Родившийся здесь ребенок мог вырасти, состариться и умереть, так и не испытав бередящего чувства постижения нового. Отчего Дона так набрасывалась на него с расспросами о жизни в пустыне, путешествии в страну муравьев? Потому что для нее все это олицетворяет мир, исполненный и опасности, и захватывающих возможностей. Для детей подземного города каждый день жизни здесь – лишь нудное, неизменное повторение предыдущего, привычка. Вот в чем дело, внезапно уяснил Найл. Вот оно что: привычка. Привычка
– тяжелое теплое одеяло, грозящее удушьем. Убаюкивает ум, нагнетая неизбывное чувство смутного недовольства. Сдаться во власть привычки – значит застыть на месте, утратить способность к изменению, развитию. Донесшийся из-за стены приглушенный смех отвлек юношу от раздумий – по коридору гонялись друг за другом двое ребятишек. Снова ему вспомнилось об играх в большом зале, о Мерлью. Окрепшая было решимость мгновенно улетучилась. О какой скуке может идти речь, если он каждый день будет видеть Мерлью?
Найл лежал с открытыми глазами уже больше часа, а сон все не шел. Теперь он думал о Каззаке. Почему владыка предложил отцу, чтобы он, Найл, остался? А вдруг его об этом попросила Мерлью?
Эх, если б можно было с кем-нибудь поговорить, а не валяться здесь, когда голова разбухает от неразрешенных загадок!… Может, Стефна еще не спит?
Осторожно, чтобы не разбудить отца, он выскользнул из-под одеяла и на цыпочках прокрался к двери.
Соседняя комната оказалась пустой. Пройдя через нее, Найл остановился возле занавески, ведущей в комнату Стефны и Доны, и прислушался. Спят: дыхание ровное, глубокое. Юноша подошел к выходу в коридор и выглянул наружу. Надо же! Навстречу шел Корвиг, младший брат Хамны, в обнимку с девушкой.
– Здравствуй, Найл. Что поделываешь? – спросил тот.
– Так, сон что-то не берет.
– Сон? Какой сон? Времени всего ничего! Мы вот идем к Найрис поиграть во что-нибудь. Хочешь с нами?
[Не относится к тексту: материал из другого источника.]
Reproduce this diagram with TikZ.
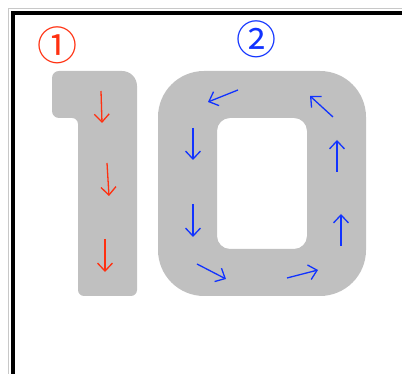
\documentclass[tikz,border=0pt]{standalone}
\usepackage{fontspec}
\newfontfamily\cjk{Noto Sans CJK JP}
\usetikzlibrary{arrows.meta}
\definecolor{glyphgray}{RGB}{192,192,192}
\definecolor{framegray}{RGB}{200,200,200}
\definecolor{arrred}{RGB}{255,48,16}
\definecolor{arrblue}{RGB}{17,51,255}
\tikzset{
  glyph/.style={fill=glyphgray},
  redarrow/.style={draw=arrred, line width=1.3pt, -{Straight Barb[length=8pt,width=15pt]}},
  bluearrow/.style={draw=arrblue, line width=1.3pt, -{Straight Barb[length=8pt,width=15pt]}},
  label/.style={inner sep=0pt, font=\cjk\fontsize{40}{40}\selectfont}
}
\begin{document}
\begin{tikzpicture}[x=1pt,y=1pt]
\useasboundingbox (0,0) rectangle (402,374);
% frame
\draw[framegray, line width=0.8pt] (8.5,0) -- (8.5,365.5) -- (402,365.5);
\draw[black, line width=4pt] (13,0) -- (13,361) -- (402,361);
% digit 1
\fill[glyph] (52,263) -- (52,296) arc[start angle=180,end angle=90,radius=7]
  -- (122,303) arc[start angle=90,end angle=0,radius=15]
  -- (137,84) arc[start angle=0,end angle=-90,radius=6]
  -- (84,78) arc[start angle=-90,end angle=-180,radius=6]
  -- (78,250) arc[start angle=0,end angle=90,radius=6]
  -- (59,256) arc[start angle=-90,end angle=-180,radius=7] -- cycle;
% digit 0
\fill[glyph, even odd rule] [rounded corners=46pt] (158,78) rectangle (366,303)
  [rounded corners=13pt] (217,125) rectangle (307,256);
% labels
\node[label, text=arrred] (one) at (57,328.5) {①};
\node[label, text=arrblue] (two) at (256,334.5) {②};
% red arrows
\coordinate (r1s) at (101,283); \coordinate (r1e) at (102,251);
\coordinate (r2s) at (107,211); \coordinate (r2e) at (109,178);
\coordinate (r3s) at (105,135); \coordinate (r3e) at (105,102);
\draw[redarrow] (r1s) -- (r1e);
\draw[redarrow] (r2s) -- (r2e);
\draw[redarrow] (r3s) -- (r3e);
% blue arrows
\coordinate (bas) at (238,284); \coordinate (bae) at (208,272);
\coordinate (bbs) at (333,257); \coordinate (bbe) at (310,278);
\coordinate (bcs) at (193,246); \coordinate (bce) at (193,214);
\coordinate (bds) at (337,202); \coordinate (bde) at (337,234);
\coordinate (bes) at (193,170); \coordinate (bee) at (193,137);
\coordinate (bfs) at (341,128); \coordinate (bfe) at (341,160);
\coordinate (bgs) at (197,110); \coordinate (bge) at (226,95);
\coordinate (bhs) at (287,96); \coordinate (bhe) at (318,104);
\draw[bluearrow] (bas) -- (bae);
\draw[bluearrow] (bbs) -- (bbe);
\draw[bluearrow] (bcs) -- (bce);
\draw[bluearrow] (bds) -- (bde);
\draw[bluearrow] (bes) -- (bee);
\draw[bluearrow] (bfs) -- (bfe);
\draw[bluearrow] (bgs) -- (bge);
\draw[bluearrow] (bhs) -- (bhe);
\end{tikzpicture}
\end{document}
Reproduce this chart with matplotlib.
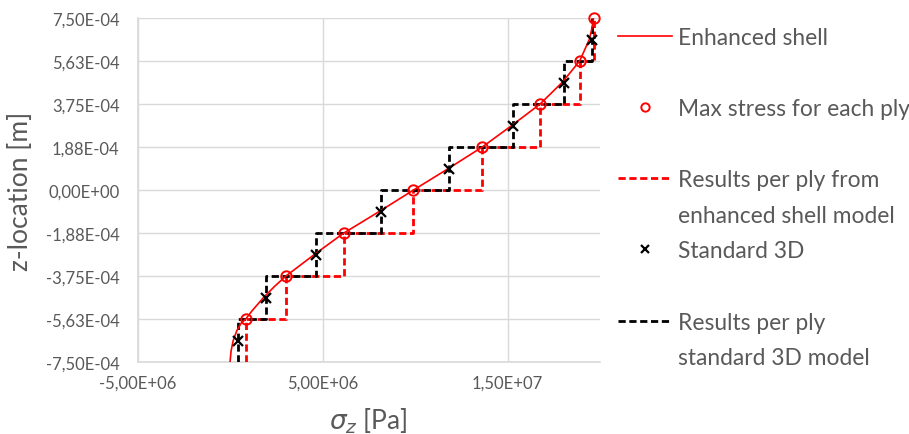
import numpy as np
import matplotlib
matplotlib.use("Agg")
import matplotlib.pyplot as plt
from matplotlib.lines import Line2D

plt.rcParams['font.family'] = ['Lato', 'DejaVu Sans']

# ---- data ----
z_bounds = [-7.5e-4, -5.625e-4, -3.75e-4, -1.875e-4, 0.0, 1.875e-4, 3.75e-4, 5.625e-4, 7.5e-4]

# enhanced shell curve
curve_z = [-7.5e-4, -7.0e-4, -6.56e-4, -6.12e-4, -5.80e-4, -5.625e-4, -5.25e-4, -4.69e-4,
           -4.2e-4, -3.75e-4, -2.81e-4, -1.875e-4, -0.94e-4, 0.0, 0.94e-4, 1.875e-4,
           2.81e-4, 3.75e-4, 4.69e-4, 5.625e-4, 6.56e-4, 7.0e-4, 7.5e-4]
curve_sigma = [0.0, 0.06e6, 0.17e6, 0.37e6, 0.60e6, 0.84e6, 1.20e6, 1.80e6,
               2.40e6, 3.01e6, 4.55e6, 6.14e6, 8.05e6, 9.91e6, 11.80e6, 13.63e6,
               15.22e6, 16.76e6, 17.95e6, 18.90e6, 19.42e6, 19.55e6, 19.65e6]

# max stress for each ply (at top of ply)
max_z = z_bounds[1:]
max_sigma = [0.84e6, 3.01e6, 6.14e6, 9.91e6, 13.63e6, 16.76e6, 18.90e6, 19.65e6]

# standard 3D (ply mid-planes)
std_z = [-6.5625e-4, -4.6875e-4, -2.8125e-4, -0.9375e-4, 0.9375e-4, 2.8125e-4, 4.6875e-4, 6.5625e-4]
std_sigma = [0.44e6, 1.95e6, 4.63e6, 8.18e6, 11.83e6, 15.28e6, 18.03e6, 19.56e6]

xticks = [-5e6, 5e6, 1.5e7]
xtick_labels = ['-5,00E+06', '5,00E+06', '1,50E+07']
yticks = [-7.5e-4, -5.625e-4, -3.75e-4, -1.875e-4, 0.0, 1.875e-4, 3.75e-4, 5.625e-4, 7.5e-4]
ytick_labels = ['-7,50E-04', '-5,63E-04', '-3,75E-04', '-1,88E-04', '0,00E+00',
                '1,88E-04', '3,75E-04', '5,63E-04', '7,50E-04']

labels = ['Enhanced shell', 'Max stress for each ply', 'Results per ply from',
          'enhanced shell model', 'Standard 3D', 'Results per ply', 'standard 3D model']

# ---- figure ----
GRAY = '#595959'
GRID = '#d9d9d9'
fig = plt.figure(figsize=(9.09, 4.35), dpi=100)
ax = fig.add_axes([137.5/909, 1-363.3/435, (600-137.5)/909, (363.3-19)/435])

def steps(vals, bounds):
    xs = np.repeat(vals, 2)
    zs = np.repeat(bounds, 2)[1:-1]
    return xs, zs

dash = (0, (2.6, 1.3))
rx, rz = steps(max_sigma, z_bounds)
bx, bz = steps(std_sigma, z_bounds)
ax.plot(rx, rz, color='#ff0000', lw=2.0, ls=dash, zorder=3)
ax.plot(bx, bz, color='black', lw=2.0, ls=dash, zorder=4)
ax.plot(curve_sigma, curve_z, color='#ff0000', lw=1.2, zorder=5, solid_joinstyle='round')
ax.plot(max_sigma, max_z, ls='none', marker='o', ms=7.5, mfc='none', mec='#ff0000', mew=1.4,
        zorder=6, clip_on=False)
ax.plot(std_sigma, std_z, ls='none', marker='x', ms=7, mec='black', mew=1.6, zorder=7, clip_on=False)

ax.set_xlim(-5e6, 2e7)
ax.set_ylim(-7.5e-4, 7.5e-4)
ax.set_xticks(xticks)
ax.set_xticklabels(xtick_labels)
ax.set_yticks(yticks)
ax.set_yticklabels(ytick_labels)
ax.tick_params(length=0, labelsize=12, labelcolor=GRAY)
ax.tick_params(axis='x', pad=9)
ax.tick_params(axis='y', pad=13)
ax.grid(True, color=GRID, lw=1.0, zorder=0)
ax.set_axisbelow(True)
for s in ['top', 'right']:
    ax.spines[s].set_visible(False)
for s in ['left', 'bottom']:
    ax.spines[s].set_color(GRID)
    ax.spines[s].set_linewidth(1.2)

ax.set_ylabel('z-location [m]', fontsize=19, color=GRAY)
ax.yaxis.set_label_coords(-0.225, 0.5)
ax.set_xlabel(r'$\sigma_z$ [Pa]', fontsize=19, color=GRAY)
ax.xaxis.set_label_coords(0.5, -0.125)

# ---- legend (10 uniform rows, some blank) ----
blank = Line2D([], [], ls='none')
h_curve = Line2D([], [], color='#ff0000', lw=1.2)
h_circ = Line2D([], [], ls='none', marker='o', ms=6, mfc='none', mec='#ff0000', mew=1.4)
h_rdash = Line2D([], [], color='#ff0000', lw=2.0, ls=dash)
h_cross = Line2D([], [], ls='none', marker='x', ms=6, mec='black', mew=1.6)
h_bdash = Line2D([], [], color='black', lw=2.0, ls=dash)
handles = [h_curve, blank, h_circ, blank, h_rdash, blank, h_cross, blank, h_bdash, blank]
leg_labels = [labels[0], ' ', labels[1], ' ', labels[2], labels[3], labels[4], ' ', labels[5], labels[6]]
leg = fig.legend(handles, leg_labels, loc='upper left', bbox_to_anchor=(618/909, 1-28/435),
                 frameon=False, fontsize=16.4, labelcolor=GRAY, handlelength=2.37,
                 handletextpad=0.26, labelspacing=0.64, borderpad=0, borderaxespad=0,
                 numpoints=1)

fig.savefig('out.png', dpi=100)
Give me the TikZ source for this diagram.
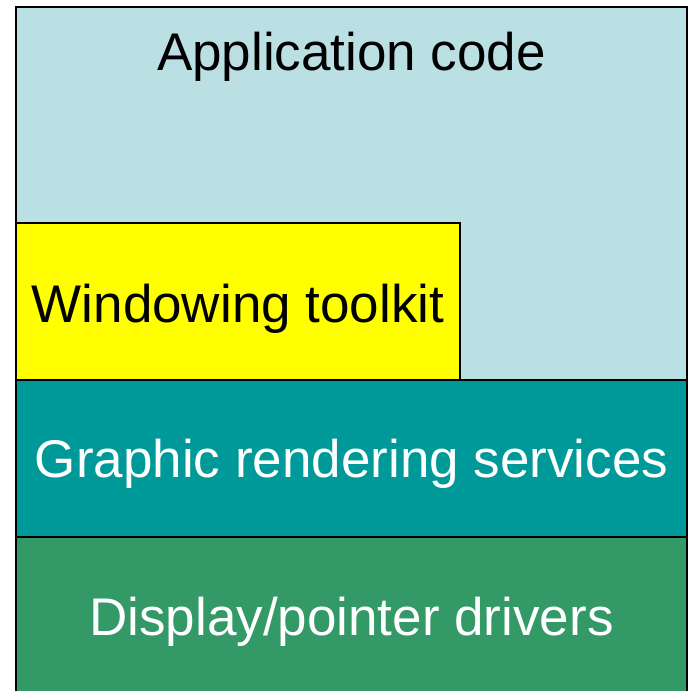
\documentclass[tikz,border=0pt]{standalone}
\usepackage{fontspec}
\setmainfont{Liberation Sans}
\definecolor{appblue}{HTML}{BBE0E3}
\definecolor{tkyellow}{HTML}{FFFF00}
\definecolor{gteal}{HTML}{009999}
\definecolor{dgreen}{HTML}{339966}
\begin{document}
\begin{tikzpicture}[x=1pt,y=-1pt,
  layer/.style={draw=black,line width=1.5pt},
  lbl/.style={anchor=base,font=\fontsize{53}{60}\selectfont,inner sep=0pt}]
\useasboundingbox (0,0) rectangle (688,691);
\clip (0,0) rectangle (688,691);
\fill[white] (0,0) rectangle (688,691);
\draw[layer,fill=appblue] (16,7) rectangle (687,700);
\draw[layer,fill=tkyellow] (16,223) rectangle (460,380);
\draw[layer,fill=gteal] (16,380) rectangle (687,537);
\draw[layer,fill=dgreen] (16,537) rectangle (687,700);
\node[lbl,text=black] (app) at (351.5,70) {Application code};
\node[lbl,text=black] (tk) at (238,322) {Windowing toolkit};
\node[lbl,text=white] (gr) at (351.5,477.5) {Graphic rendering services};
\node[lbl,text=white] (dp) at (351.5,635) {Display/pointer drivers};
\end{tikzpicture}
\end{document}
– Наверное, ни к чему, – виновато потупив голову, рассудил Найл. – Мы с отцом, должно быть, утром отправимся обратно, так что надо хорошенько отдохнуть. Жаль, что Корвиг не один, можно было бы спросить у него совета. Корвиг просунул Найлу руку под локоть:
– Да ладно тебе, выспаться всегда успеешь. Давай сходим. Девушка, глядя на него большими выразительными глазами, спросила:
– А почему ты так скоро отсюда уходишь?
– Отец говорит, пора обратно. Если б уговорить его задержаться на несколько дней… – Он повернулся к Корвигу: – Ты не мог бы попросить своего отца, чтобы переговорил с моим?
Они вышли в главный проход, ведущий в большой зал.
– Он сейчас там, – кивком указал Корвиг. – Почему б тебе самому его не попросить?
Владыка прохаживался в одиночестве, вчитываясь в пергаментный свиток, который держал возле самого носа.